● **EXERCISE DESCRIPTION**:
Of the lines in the entries, how many hold the word "this"? Give that number alone.

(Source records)
□ □ □ □ □

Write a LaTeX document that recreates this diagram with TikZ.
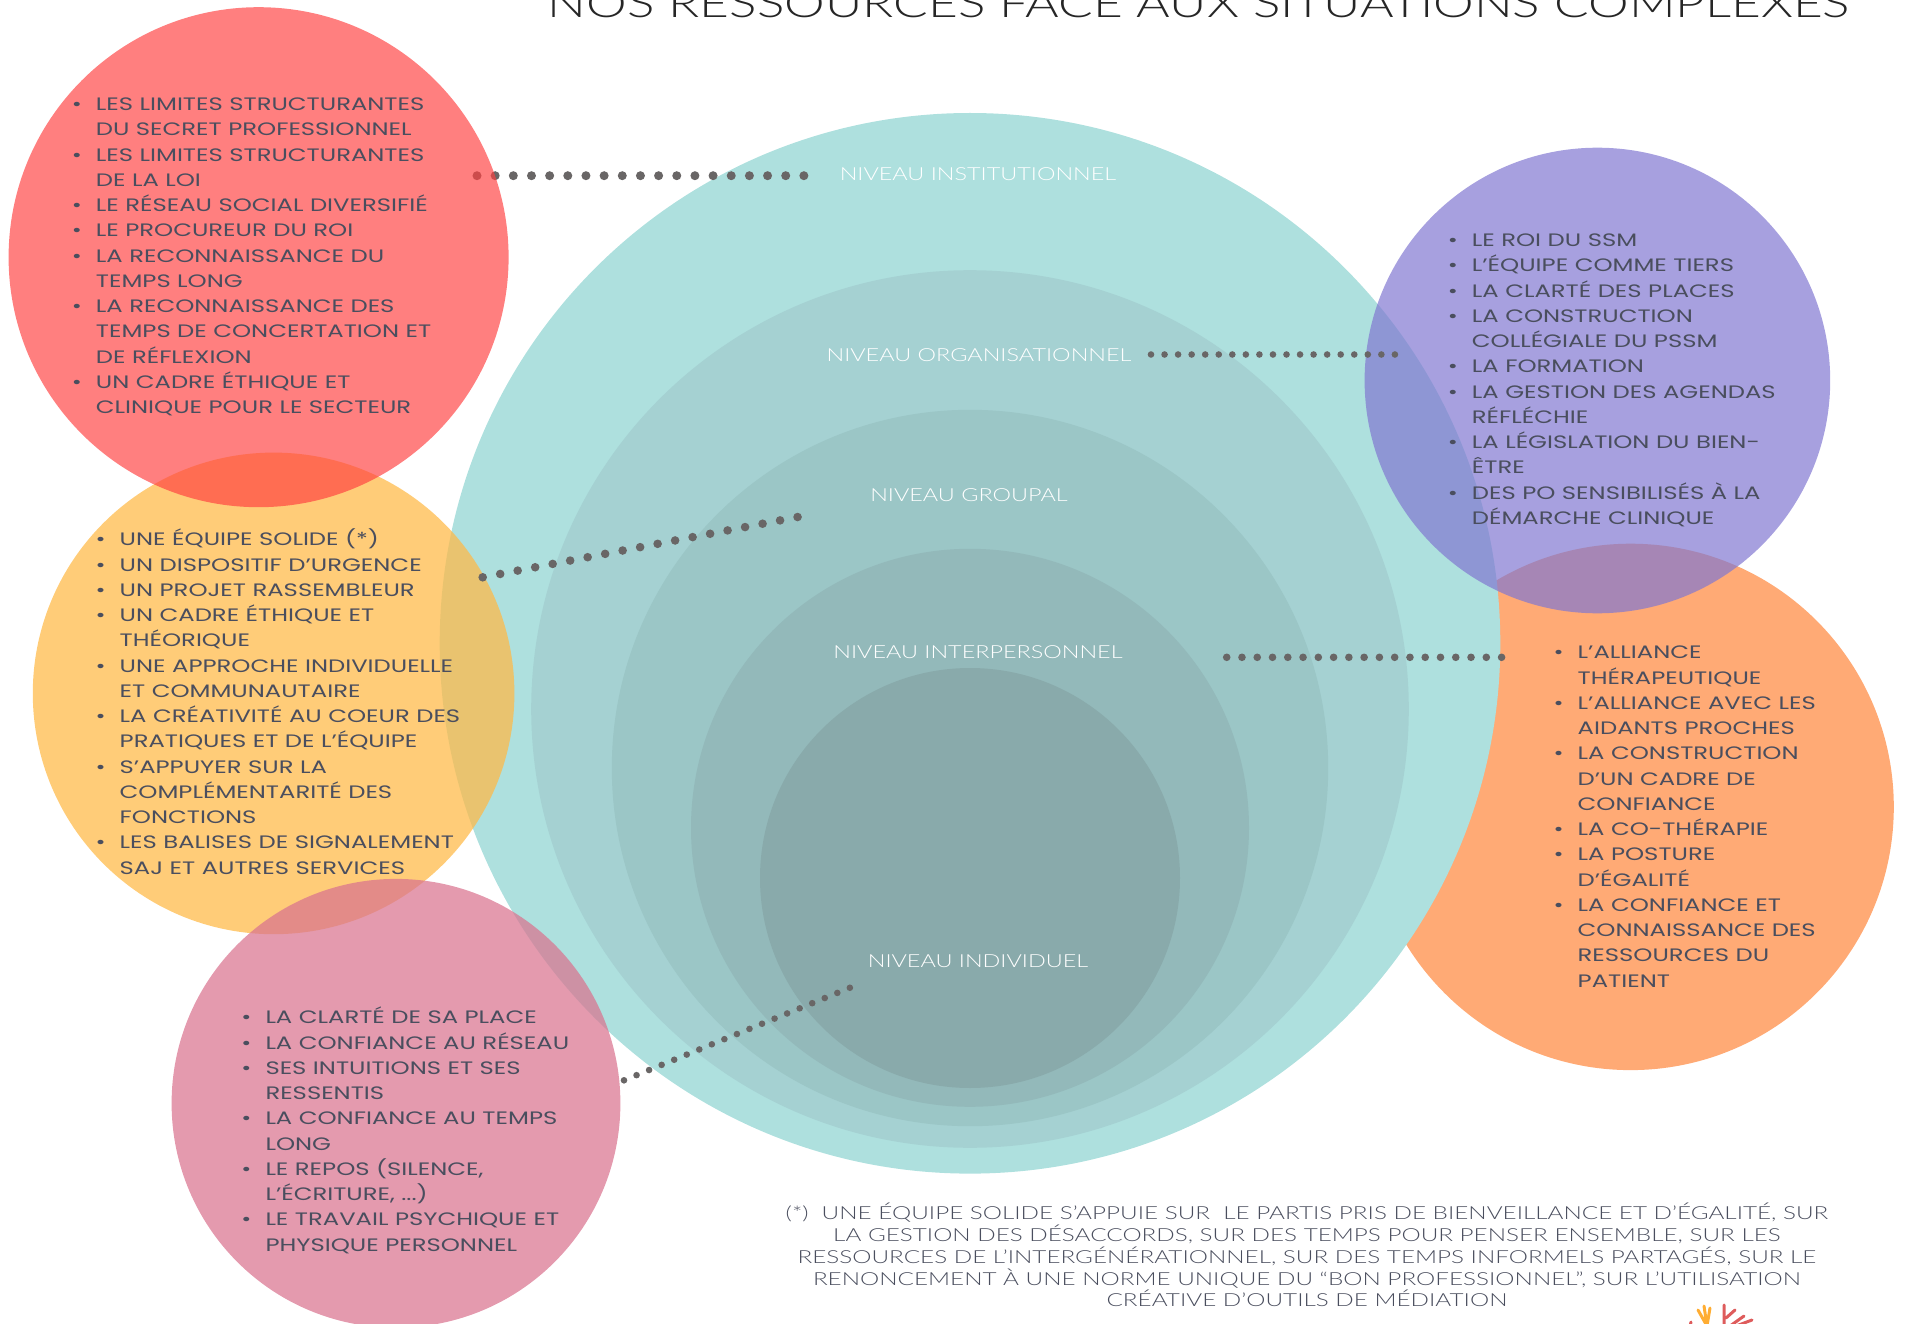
\documentclass[tikz,border=0pt]{standalone}
\usepackage{fontspec}
\newfontfamily\bodyf[FakeStretch=1.35]{Poppins}
\newfontfamily\thinf[FakeStretch=1.3]{Lato Light}
\newfontfamily\notef[FakeStretch=1.348]{Lato Light}
\newcommand{\bl}{\leavevmode\llap{•\hskip 14pt}}
\newcommand{\fl}{\rule{0pt}{20pt}}
\definecolor{cOrange}{HTML}{FFAA75}
\definecolor{cT1}{HTML}{AEE0DE}
\definecolor{cT2}{HTML}{A5D1D2}
\definecolor{cT3}{HTML}{9BC6C6}
\definecolor{cT4}{HTML}{93B9BA}
\definecolor{cT5}{HTML}{89AAAB}
\definecolor{cPurple}{HTML}{8178D1}
\definecolor{cYellow}{HTML}{FFB946}
\definecolor{cPink}{HTML}{D9738F}
\definecolor{cRed}{HTML}{FF4040}
\definecolor{cText}{HTML}{4A4E5E}
\definecolor{cDot}{HTML}{696666}
\tikzset{
  disc/.style={circle,minimum size=#1,inner sep=0pt,outer sep=0pt},
  listtext/.style={anchor=north west,inner sep=0pt,align=left,text=cText,
    font=\bodyf\fontsize{18}{25.25}\selectfont},
  level/.style={inner sep=0pt,text=white,font=\thinf\fontsize{18}{22}\selectfont},
  dotline/.style n args={2}{draw=cDot,line width=#1,line cap=round,dash pattern=on 0pt off #2}
}
\begin{document}
\begin{tikzpicture}[x=1pt,y=-1pt]
\useasboundingbox (0,0) rectangle (1907,1324);
% base circles
\node[disc=526.4pt,fill=cOrange] (orange) at (1630.6,806.9) {};
\node[disc=1060.6pt,fill=cT1] (t1) at (970,643.3) {};
\node[disc=877.6pt,fill=cT2] (t2) at (970,709) {};
\node[disc=716.4pt,fill=cT3] (t3) at (970,768) {};
\node[disc=558pt,fill=cT4] (t4) at (970,827.8) {};
\node[disc=420pt,fill=cT5] (t5) at (970,878) {};
\node[disc=481.6pt,fill=cYellow,fill opacity=.73] (yellow) at (273.6,693.4) {};
\node[disc=448.8pt,fill=cPink,fill opacity=.72] (pink) at (396,1103.3) {};
\node[disc=465.6pt,fill=cPurple,fill opacity=.7] (purple) at (1597.4,380.5) {};
% connector ends
\coordinate (d1a) at (477,175.7); \coordinate (d1b) at (804,175.7);
\coordinate (d2a) at (1151,354.5); \coordinate (d2b) at (1395,354.5);
\coordinate (d3a) at (482.7,577.3); \coordinate (d3b) at (797.7,517);
\coordinate (d4a) at (1226.7,657.3); \coordinate (d4b) at (1501.7,657.3);
\coordinate (d5a) at (624,1080.3); \coordinate (d5b) at (850,987.7);
\draw[dotline={9pt}{18.16pt}] (d1a) -- (d1b);
\draw[dotline={6.6pt}{13.55pt}] (d2a) -- (d2b);
\draw[dotline={8.6pt}{17.81pt}] (d3a) -- (d3b);
\draw[dotline={7.6pt}{15.27pt}] (d4a) -- (d4b);
\draw[dotline={6.6pt}{13.56pt}] (d5a) -- (d5b);
\node[disc=500pt,fill=cRed,fill opacity=.67] (red) at (258.6,257.2) {};
% title
\node[inner sep=0pt,anchor=base,text=black!85,font=\thinf\fontsize{39.5}{44}\selectfont] (title) at (1199,18) {NOS RESSOURCES FACE AUX SITUATIONS COMPLEXES};
% levels
\node[level] (l1) at (978,174) {NIVEAU INSTITUTIONNEL};
\node[level] (l2) at (979,355) {NIVEAU ORGANISATIONNEL};
\node[level] (l3) at (969,495) {NIVEAU GROUPAL};
\node[level] (l4) at (978,652) {NIVEAU INTERPERSONNEL};
\node[level] (l5) at (978,961) {NIVEAU INDIVIDUEL};
% lists
\node[listtext] (redlist) at (95.7,90.4) {\fl\bl LES LIMITES STRUCTURANTES\\
DU SECRET PROFESSIONNEL\\
\bl LES LIMITES STRUCTURANTES\\
DE LA LOI\\
\bl LE RÉSEAU SOCIAL DIVERSIFIÉ\\
\bl LE PROCUREUR DU ROI\\
\bl LA RECONNAISSANCE DU\\
TEMPS LONG\\
\bl LA RECONNAISSANCE DES\\
TEMPS DE CONCERTATION ET\\
DE RÉFLEXION\\
\bl UN CADRE ÉTHIQUE ET\\
CLINIQUE POUR LE SECTEUR};
\node[listtext] (yellowlist) at (119.5,525.6) {\fl\bl UNE ÉQUIPE SOLIDE (*)\\
\bl UN DISPOSITIF D’URGENCE\\
\bl UN PROJET RASSEMBLEUR\\
\bl UN CADRE ÉTHIQUE ET\\
THÉORIQUE\\
\bl UNE APPROCHE INDIVIDUELLE\\
ET COMMUNAUTAIRE\\
\bl LA CRÉATIVITÉ AU COEUR DES\\
PRATIQUES ET DE L’ÉQUIPE\\
\bl S’APPUYER SUR LA\\
COMPLÉMENTARITÉ DES\\
FONCTIONS\\
\bl LES BALISES DE SIGNALEMENT\\
SAJ ET AUTRES SERVICES};
\node[listtext] (pinklist) at (265.3,1003.6) {\fl\bl LA CLARTÉ DE SA PLACE\\
\bl LA CONFIANCE AU RÉSEAU\\
\bl SES INTUITIONS ET SES\\
RESSENTIS\\
\bl LA CONFIANCE AU TEMPS\\
LONG\\
\bl LE REPOS (SILENCE,\\
L’ÉCRITURE, ...)\\
\bl LE TRAVAIL PSYCHIQUE ET\\
PHYSIQUE PERSONNEL};
\node[listtext] (purplelist) at (1471.7,226.4) {\fl\bl LE ROI DU SSM\\
\bl L’ÉQUIPE COMME TIERS\\
\bl LA CLARTÉ DES PLACES\\
\bl LA CONSTRUCTION\\
COLLÉGIALE DU PSSM\\
\bl LA FORMATION\\
\bl LA GESTION DES AGENDAS\\
RÉFLÉCHIE\\
\bl LA LÉGISLATION DU BIEN-\\
ÊTRE\\
\bl DES PO SENSIBILISÉS À LA\\
DÉMARCHE CLINIQUE};
\node[listtext] (orangelist) at (1577.5,638.6) {\fl\bl L’ALLIANCE\\
THÉRAPEUTIQUE\\
\bl L’ALLIANCE AVEC LES\\
AIDANTS PROCHES\\
\bl LA CONSTRUCTION\\
D’UN CADRE DE\\
CONFIANCE\\
\bl LA CO-THÉRAPIE\\
\bl LA POSTURE\\
D’ÉGALITÉ\\
\bl LA CONFIANCE ET\\
CONNAISSANCE DES\\
RESSOURCES DU\\
PATIENT};
% footnote
\node[anchor=north,inner sep=0pt,align=center,text=cText,font=\notef\fontsize{18}{21.8}\selectfont] (note) at (1307,1199.5) {\fl(*)\ \ UNE ÉQUIPE SOLIDE S’APPUIE SUR\ \ LE PARTIS PRIS DE BIENVEILLANCE ET D’ÉGALITÉ, SUR\\
LA GESTION DES DÉSACCORDS, SUR DES TEMPS POUR PENSER ENSEMBLE, SUR LES\\
RESSOURCES DE L’INTERGÉNÉRATIONNEL, SUR DES TEMPS INFORMELS PARTAGÉS, SUR LE\\
RENONCEMENT À UNE NORME UNIQUE DU “BON PROFESSIONNEL”, SUR L’UTILISATION\\
CRÉATIVE D’OUTILS DE MÉDIATION};
% logo fragment
\begin{scope}[line cap=round,line width=3pt,opacity=.8]
\draw[draw=orange!80!yellow] (1707,1326) -- (1698,1310) (1707,1326) -- (1704,1306) (1707,1326) -- (1710,1308);
\draw[draw=red!80!black!80] (1724,1326) -- (1724,1305) (1726,1318) -- (1735,1310) (1730,1326) -- (1744,1316) (1736,1326) -- (1752,1320);
\draw[draw=red!80!black!80] (1690,1326) -- (1691,1322);
\end{scope}
\end{tikzpicture}
\end{document}
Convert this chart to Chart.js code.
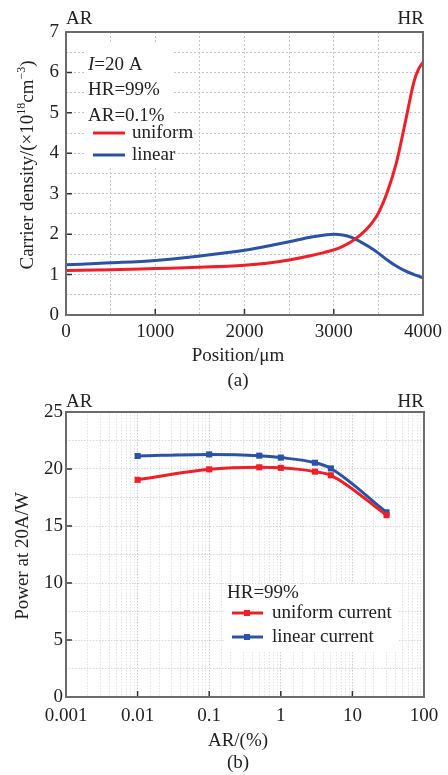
<!DOCTYPE html>
<html>
<head>
<meta charset="utf-8">
<script src="https://cdn.jsdelivr.net/npm/chart.js@4.4.0/dist/chart.umd.min.js"></script>
<style>
  body { margin: 0; background: #fff; }
  #wrap { position: relative; width: 448px; height: 775px; }
  canvas { position: absolute; left: 0; }
</style>
</head>
<body>
<div id="wrap">
  <canvas id="densityChart" width="448" height="390" style="top:0"></canvas>
  <canvas id="powerChart" width="448" height="385" style="top:390px"></canvas>
</div>
<script>
// (a) carrier density along the cavity
const positions = [0, 500, 1000, 1500, 2000, 2250, 2500, 2750, 2900, 3000, 3100, 3200, 3300, 3400, 3500, 3600, 3700, 3800, 3900, 3950, 4000];
const uniformDensity = [1.10, 1.12, 1.15, 1.18, 1.23, 1.28, 1.36, 1.47, 1.55, 1.61, 1.70, 1.82, 1.98, 2.20, 2.52, 3.04, 3.75, 4.75, 5.78, 6.08, 6.25];
const linearDensity = [1.24, 1.29, 1.35, 1.46, 1.60, 1.70, 1.81, 1.93, 1.98, 2.00, 1.98, 1.92, 1.81, 1.68, 1.53, 1.36, 1.21, 1.09, 1.00, 0.96, 0.92];
const positionTicks = [0, 1000, 2000, 3000, 4000];
const densityTicks = [0, 1, 2, 3, 4, 5, 6, 7];

// (b) output power vs AR reflectivity
const arValues = [0.01, 0.1, 0.5, 1, 3, 5, 30];
const uniformPower = [19.05, 19.97, 20.15, 20.10, 19.77, 19.45, 15.95];
const linearPower = [21.14, 21.28, 21.17, 21.00, 20.55, 20.05, 16.20];
const arTicks = [0.001, 0.01, 0.1, 1, 10, 100];
const powerTicks = [0, 5, 10, 15, 20, 25];

const RED = '#ee1f26';
const BLUE = '#2a52a6';
const INK = '#222';
const FONT = '19px "Liberation Serif", "Times New Roman", serif';
const SUP_FONT = '12px "Liberation Serif", "Times New Roman", serif';

Chart.defaults.font.family = '"Liberation Serif", "Times New Roman", serif';
Chart.defaults.font.size = 19;
Chart.defaults.color = INK;

function text(ctx, str, x, y, align, font) {
    ctx.font = font || FONT;
    ctx.textAlign = align || 'left';
    ctx.textBaseline = 'alphabetic';
    ctx.fillStyle = INK;
    ctx.fillText(str, x, y);
    return ctx.measureText(str).width;
}

// vertical axis title, parts may be raised as superscripts
function rotatedTitle(ctx, parts, baseX, centerY) {
    ctx.save();
    ctx.translate(baseX, centerY);
    ctx.rotate(-Math.PI / 2);
    let total = 0;
    parts.forEach(p => {
        ctx.font = p.sup ? SUP_FONT : FONT;
        total += ctx.measureText(p.text).width;
    });
    let x = -total / 2;
    ctx.textAlign = 'left';
    ctx.textBaseline = 'alphabetic';
    ctx.fillStyle = INK;
    parts.forEach(p => {
        ctx.font = p.sup ? SUP_FONT : FONT;
        ctx.fillText(p.text, x, p.sup ? -8 : 0);
        x += ctx.measureText(p.text).width;
    });
    ctx.restore();
}

// inward ticks, frame and free text
function makeDecor(xTicks, yTicks, legendBox, drawText) {
    return {
        id: 'decor',
        beforeDatasetsDraw(chart) {
            const ctx = chart.ctx;
            ctx.save();
            ctx.fillStyle = '#fff';
            ctx.fillRect(legendBox[0], legendBox[1], legendBox[2], legendBox[3]);
            ctx.restore();
        },
        afterDraw(chart) {
            const ctx = chart.ctx;
            const { left, right, top, bottom } = chart.chartArea;
            const xs = chart.scales.x;
            const ys = chart.scales.y;
            ctx.save();
            ctx.strokeStyle = '#333';
            ctx.lineWidth = 1.5;
            ctx.beginPath();
            xTicks.forEach(v => {
                const p = xs.getPixelForValue(v);
                ctx.moveTo(p, bottom);
                ctx.lineTo(p, bottom - 6);
            });
            yTicks.forEach(v => {
                const p = ys.getPixelForValue(v);
                ctx.moveTo(left, p);
                ctx.lineTo(left + 6, p);
            });
            ctx.stroke();
            ctx.strokeStyle = '#6b6b6b';
            ctx.lineWidth = 2;
            ctx.strokeRect(left, top, right - left, bottom - top);
            ctx.restore();
            ctx.save();
            drawText(ctx, chart);
            ctx.restore();
        }
    };
}

function isDecade(v) {
    const e = Math.log10(v);
    return Math.abs(e - Math.round(e)) < 1e-6;
}

// ---------- (a) ----------
new Chart(document.getElementById('densityChart'), {
    type: 'line',
    data: {
        datasets: [
            {
                label: 'uniform',
                data: positions.map((x, i) => ({ x: x, y: uniformDensity[i] })),
                borderColor: RED,
                borderWidth: 3,
                pointRadius: 0,
                cubicInterpolationMode: 'monotone',
            },
            {
                label: 'linear',
                data: positions.map((x, i) => ({ x: x, y: linearDensity[i] })),
                borderColor: BLUE,
                borderWidth: 3,
                pointRadius: 0,
                cubicInterpolationMode: 'monotone',
            },
        ],
    },
    options: {
        responsive: false,
        animation: false,
        devicePixelRatio: 1,
        layout: { padding: { top: 32, right: 24, left: 0, bottom: 0 } },
        plugins: { legend: { display: false }, tooltip: { enabled: false } },
        scales: {
            x: {
                type: 'linear',
                min: 0,
                max: 4000,
                afterFit: s => { s.height = 75; },
                ticks: {
                    stepSize: 500,
                    autoSkip: false,
                    maxRotation: 0,
                    padding: 6,
                    callback: v => (v % 1000 === 0 ? v : ''),
                },
                grid: { color: '#c6c6c6', drawTicks: false },
                border: { display: false, dash: [2, 2] },
            },
            y: {
                min: 0,
                max: 7,
                afterFit: s => { s.width = 66; },
                ticks: {
                    stepSize: 0.5,
                    autoSkip: false,
                    padding: 7,
                    callback: v => (Number.isInteger(v) ? v : ''),
                },
                grid: { color: '#c6c6c6', drawTicks: false },
                border: { display: false, dash: [2, 2] },
            },
        },
    },
    plugins: [makeDecor(positionTicks, densityTicks, [86, 44, 86, 122], (ctx, chart) => {
        text(ctx, 'AR', 66, 24);
        text(ctx, 'HR', 424, 24, 'right');
        const w = text(ctx, 'I', 88, 70, 'left', 'italic 19px "Liberation Serif", serif');
        text(ctx, '=20 A', 88 + w, 70);
        text(ctx, 'HR=99%', 88, 95);
        text(ctx, 'AR=0.1%', 88, 120.5);
        const rows = [133, 155];
        chart.data.datasets.forEach((ds, i) => {
            ctx.strokeStyle = ds.borderColor;
            ctx.lineWidth = 3;
            ctx.beginPath();
            ctx.moveTo(93, rows[i]);
            ctx.lineTo(125, rows[i]);
            ctx.stroke();
            text(ctx, ds.label, 132, rows[i] + 5);
        });
        text(ctx, 'Position/\u03bcm', 238, 361, 'center');
        text(ctx, '(a)', 238, 386, 'center');
        rotatedTitle(ctx, [
            { text: 'Carrier density/(\u00d710' },
            { text: '18', sup: true },
            { text: 'cm' },
            { text: '\u22123', sup: true },
            { text: ')' },
        ], 33, 165);
    })],
});

// ---------- (b) ----------
new Chart(document.getElementById('powerChart'), {
    type: 'line',
    data: {
        datasets: [
            {
                label: 'uniform current',
                data: arValues.map((x, i) => ({ x: x, y: uniformPower[i] })),
                borderColor: RED,
                backgroundColor: RED,
                borderWidth: 3,
                pointStyle: 'rect',
                pointRadius: 4.3,
                pointBorderWidth: 0,
                cubicInterpolationMode: 'monotone',
            },
            {
                label: 'linear current',
                data: arValues.map((x, i) => ({ x: x, y: linearPower[i] })),
                borderColor: BLUE,
                backgroundColor: BLUE,
                borderWidth: 3,
                pointStyle: 'rect',
                pointRadius: 4.3,
                pointBorderWidth: 0,
                cubicInterpolationMode: 'monotone',
            },
        ],
    },
    options: {
        responsive: false,
        animation: false,
        devicePixelRatio: 1,
        layout: { padding: { top: 22, right: 24, left: 0, bottom: 0 } },
        plugins: { legend: { display: false }, tooltip: { enabled: false } },
        scales: {
            x: {
                type: 'logarithmic',
                min: 0.001,
                max: 100,
                afterFit: s => { s.height = 78; },
                ticks: {
                    autoSkip: false,
                    maxRotation: 0,
                    minRotation: 0,
                    padding: 8,
                    callback: v => (isDecade(v) ? String(+v.toPrecision(1)) : ''),
                },
                grid: {
                    color: c => (c.tick && isDecade(c.tick.value) ? '#cdcdcd' : '#e3e3e3'),
                    drawTicks: false,
                },
                border: { display: false, dash: [1.5, 1.5] },
            },
            y: {
                min: 0,
                max: 25,
                afterFit: s => { s.width = 66; },
                ticks: {
                    stepSize: 2.5,
                    autoSkip: false,
                    padding: 3,
                    callback: v => (v % 5 === 0 ? v : ''),
                },
                grid: { color: '#d6d6d6', drawTicks: false },
                border: { display: false, dash: [1.5, 1.5] },
            },
        },
    },
    plugins: [makeDecor(arTicks, powerTicks, [225, 194, 174, 68], (ctx, chart) => {
        text(ctx, 'AR', 66, 17);
        text(ctx, 'HR', 424, 17, 'right');
        text(ctx, 'HR=99%', 227, 208);
        const rows = [223, 247];
        chart.data.datasets.forEach((ds, i) => {
            ctx.strokeStyle = ds.borderColor;
            ctx.fillStyle = ds.borderColor;
            ctx.lineWidth = 3;
            ctx.beginPath();
            ctx.moveTo(232, rows[i]);
            ctx.lineTo(263, rows[i]);
            ctx.stroke();
            ctx.fillRect(244, rows[i] - 3, 6, 6);
            text(ctx, ds.label, 272, rows[i] + 5);
        });
        text(ctx, 'AR/(%)', 238, 356, 'center');
        text(ctx, '(b)', 238, 378, 'center');
        rotatedTitle(ctx, [{ text: 'Power at 20A/W' }], 28, 166);
    })],
});
</script>
</body>
</html>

□ □ □ □ □

● **WORKED ANSWER**:
2